5 thoughts on “Recipes

  1. I have family roots in Cornwall & have been browsing the recipes with interest.
    However, I noticed that in the recipe for Cornish Beefburgers, there is no cooking time indicated.

    1. Hi Sally: a very good question! Cooking time will depend on quite a few variables: how thick the burger is; how lean the mince is; whether or not the person eating it likes it really well cooked, medium or rare (apparently, many of our chums in the USA seem to like it this way), and the intensity/temperature of the barbecue heat. I would not advise eating a burger rare unless you are very sure of where the meat came from and how it was processed – for example, whether it was minced at home from diced beef or a steak. My preference is to cook through thoroughly on the grill, turn often, and make sure it is cooked all the way through (that is, there is no pink meat inside): and I eat beef I rear myself. Then again, I don’t like a steak or even a roast on the pink side! However, with mince it is always sensible to err on the side of caution as if you are buying it in then there is a slight risk of bacteria if it is consumed raw or semi-raw which you don’t get with unprocessed meat.

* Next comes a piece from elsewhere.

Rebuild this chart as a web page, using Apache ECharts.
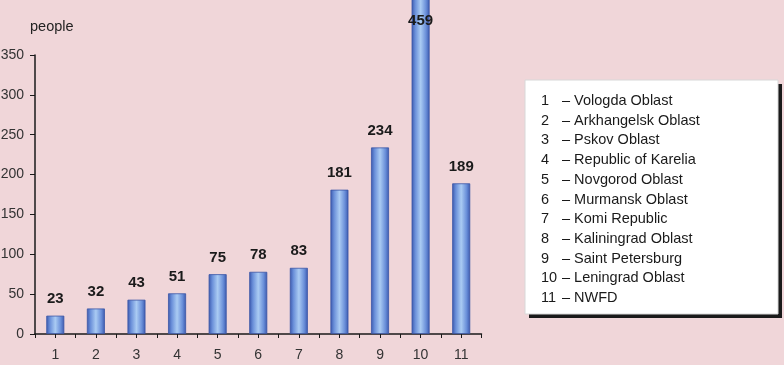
<!DOCTYPE html>
<html>
<head>
<meta charset="utf-8">
<script src="https://cdn.jsdelivr.net/npm/echarts@6/dist/echarts.min.js"></script>
<style>
html,body{margin:0;padding:0;background:#f0d6d9;}
#main{width:784px;height:365px;}
</style>
</head>
<body>
<div id="main"></div>
<script>
const categories = ['1','2','3','4','5','6','7','8','9','10','11'];
const values = [23, 32, 43, 51, 75, 78, 83, 181, 234, 459, 189];
const legendNumbers = ['1','2','3','4','5','6','7','8','9','10','11'];
const legendNames = ['Vologda Oblast','Arkhangelsk Oblast','Pskov Oblast','Republic of Karelia','Novgorod Oblast','Murmansk Oblast','Komi Republic','Kaliningrad Oblast','Saint Petersburg','Leningrad Oblast','NWFD'];
const yTicks = {min: 0, max: 350, interval: 50};
const yName = 'people';

const FONT = '"Liberation Sans", "DejaVu Sans", sans-serif';
const chart = echarts.init(document.getElementById('main'));

const barGradient = new echarts.graphic.LinearGradient(0, 0, 1, 0, [
  {offset: 0, color: '#3a58ad'},
  {offset: 0.2, color: '#6a8fd9'},
  {offset: 0.5, color: '#aacbf3'},
  {offset: 0.8, color: '#6a8fd9'},
  {offset: 1, color: '#3a58ad'}
]);

const seriesData = values.map((v, i) => {
  const item = {value: v};
  if (v > yTicks.max) {
    item.label = {position: 'insideTop', distance: 45};
  }
  return item;
});

const legendChildren = [];
legendChildren.push({type: 'rect', shape: {x: 529, y: 84, width: 253, height: 234}, style: {fill: '#1a1a1a'}});
legendChildren.push({type: 'rect', shape: {x: 525, y: 80, width: 253, height: 234}, style: {fill: '#ffffff', stroke: '#d8d8d8', lineWidth: 1}});
legendNames.forEach((name, i) => {
  const y = 101 + i * 19.7;
  legendChildren.push({type: 'text', x: 541, y: y, style: {text: legendNumbers[i], font: '14.5px ' + FONT, fill: '#1a1a1a', verticalAlign: 'middle', align: 'left'}});
  legendChildren.push({type: 'text', x: 562, y: y, style: {text: '– ' + name, font: '14.5px ' + FONT, fill: '#1a1a1a', verticalAlign: 'middle', align: 'left'}});
});
legendChildren.push({type: 'text', x: 30, y: 27, style: {text: yName, font: '14.5px ' + FONT, fill: '#222', verticalAlign: 'middle', align: 'left'}});

chart.setOption({
  backgroundColor: '#f0d6d9',
  animation: false,
  grid: {left: 35, right: 302.5, top: 55, bottom: 31, containLabel: false, outerBoundsMode: 'none'},
  xAxis: [{
    type: 'category',
    data: categories,
    boundaryGap: true,
    axisLine: {lineStyle: {color: '#1a1a1a', width: 1.5}},
    axisTick: {show: true, interval: 0, length: 4, lineStyle: {color: '#1a1a1a', width: 1}},
    axisLabel: {color: '#333', fontFamily: FONT, fontSize: 14, margin: 14, interval: 0}
  }, {
    type: 'category',
    data: categories,
    position: 'bottom',
    boundaryGap: true,
    axisLine: {show: false},
    axisTick: {show: true, alignWithLabel: true, interval: 0, length: 4, lineStyle: {color: '#1a1a1a', width: 1}},
    axisLabel: {show: false}
  }],
  yAxis: {
    type: 'value',
    min: yTicks.min, max: yTicks.max, interval: yTicks.interval,
    axisLine: {show: true, lineStyle: {color: '#1a1a1a', width: 1.5}},
    axisTick: {show: true, inside: false, length: 5, lineStyle: {color: '#1a1a1a'}},
    splitLine: {show: false},
    axisLabel: {color: '#333', fontFamily: FONT, fontSize: 14, margin: 11}
  },
  series: [{
    type: 'bar',
    data: seriesData,
    barWidth: 18,
    clip: false,
    itemStyle: {color: barGradient, borderColor: '#3a56a6', borderWidth: 0.8},
    label: {show: true, position: 'top', distance: 9, color: '#1a1a1a', fontFamily: FONT, fontWeight: 'bold', fontSize: 15}
  }],
  graphic: legendChildren
});
</script>
</body>
</html>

  2. How interesting that around christmas time when we didn’t have a mincemeat pie I explained to my grown children that when I was a child my grandmother used to make me something called kiddley broth from her homemade stale bread and she also made mincemeat pie from scratch. I now have proof that I wasn’t making it up as they suggested.